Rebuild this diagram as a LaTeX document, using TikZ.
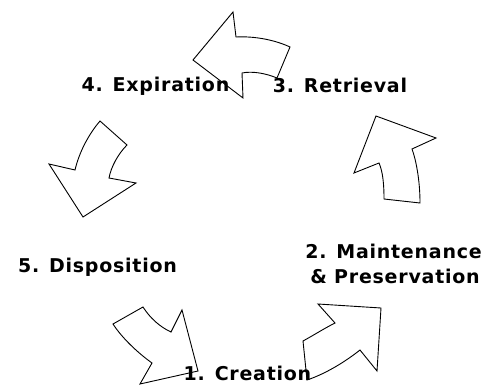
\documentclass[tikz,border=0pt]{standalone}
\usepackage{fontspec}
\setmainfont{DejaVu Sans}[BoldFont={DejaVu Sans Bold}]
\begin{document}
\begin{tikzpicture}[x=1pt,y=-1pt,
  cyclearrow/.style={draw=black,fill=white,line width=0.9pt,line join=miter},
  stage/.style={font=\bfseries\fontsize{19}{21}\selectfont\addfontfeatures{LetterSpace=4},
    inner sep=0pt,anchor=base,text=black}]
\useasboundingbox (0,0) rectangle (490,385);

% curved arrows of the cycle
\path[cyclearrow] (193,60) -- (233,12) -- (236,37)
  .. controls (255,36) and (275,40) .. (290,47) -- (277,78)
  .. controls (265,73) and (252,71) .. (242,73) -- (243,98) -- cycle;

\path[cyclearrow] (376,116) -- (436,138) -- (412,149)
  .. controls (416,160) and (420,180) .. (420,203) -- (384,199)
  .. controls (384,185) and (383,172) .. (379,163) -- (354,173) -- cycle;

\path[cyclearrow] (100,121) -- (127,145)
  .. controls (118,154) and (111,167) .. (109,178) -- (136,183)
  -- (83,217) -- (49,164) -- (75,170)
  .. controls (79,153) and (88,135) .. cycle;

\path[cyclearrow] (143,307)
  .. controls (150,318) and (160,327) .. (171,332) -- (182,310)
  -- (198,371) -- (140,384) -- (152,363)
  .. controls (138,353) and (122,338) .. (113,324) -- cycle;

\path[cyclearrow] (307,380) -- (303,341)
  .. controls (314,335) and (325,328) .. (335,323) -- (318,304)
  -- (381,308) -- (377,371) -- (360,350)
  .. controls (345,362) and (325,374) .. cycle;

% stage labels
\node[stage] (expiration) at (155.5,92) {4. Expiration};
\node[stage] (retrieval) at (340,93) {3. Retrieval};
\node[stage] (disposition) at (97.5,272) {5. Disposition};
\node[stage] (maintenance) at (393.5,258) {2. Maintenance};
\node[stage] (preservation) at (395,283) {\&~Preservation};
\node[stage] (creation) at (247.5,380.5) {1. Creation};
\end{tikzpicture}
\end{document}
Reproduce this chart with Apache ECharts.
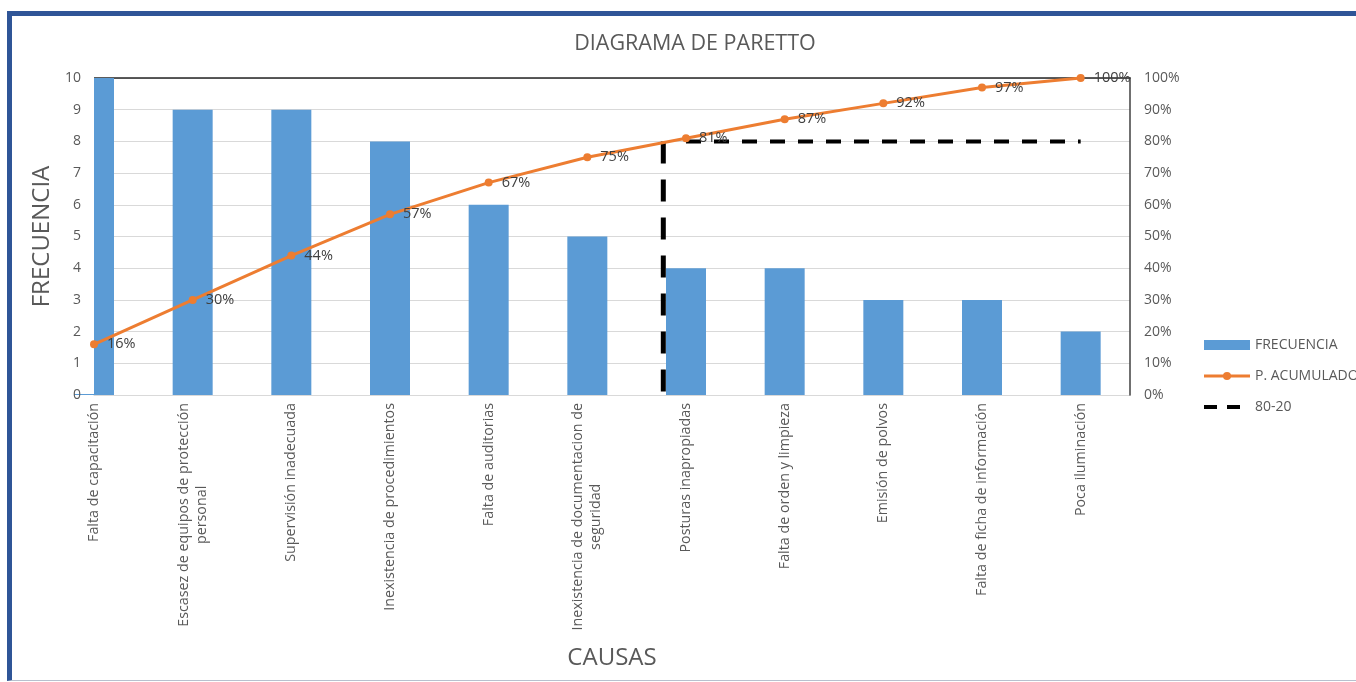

### WHAT THE EXERCISE ASKS
Look through the records and gather each line with the word "this".

### RESULT OF THE EXERCISE
Rebuild this diagram as a LaTeX document, using TikZ.
Reproduce this chart with Apache ECharts.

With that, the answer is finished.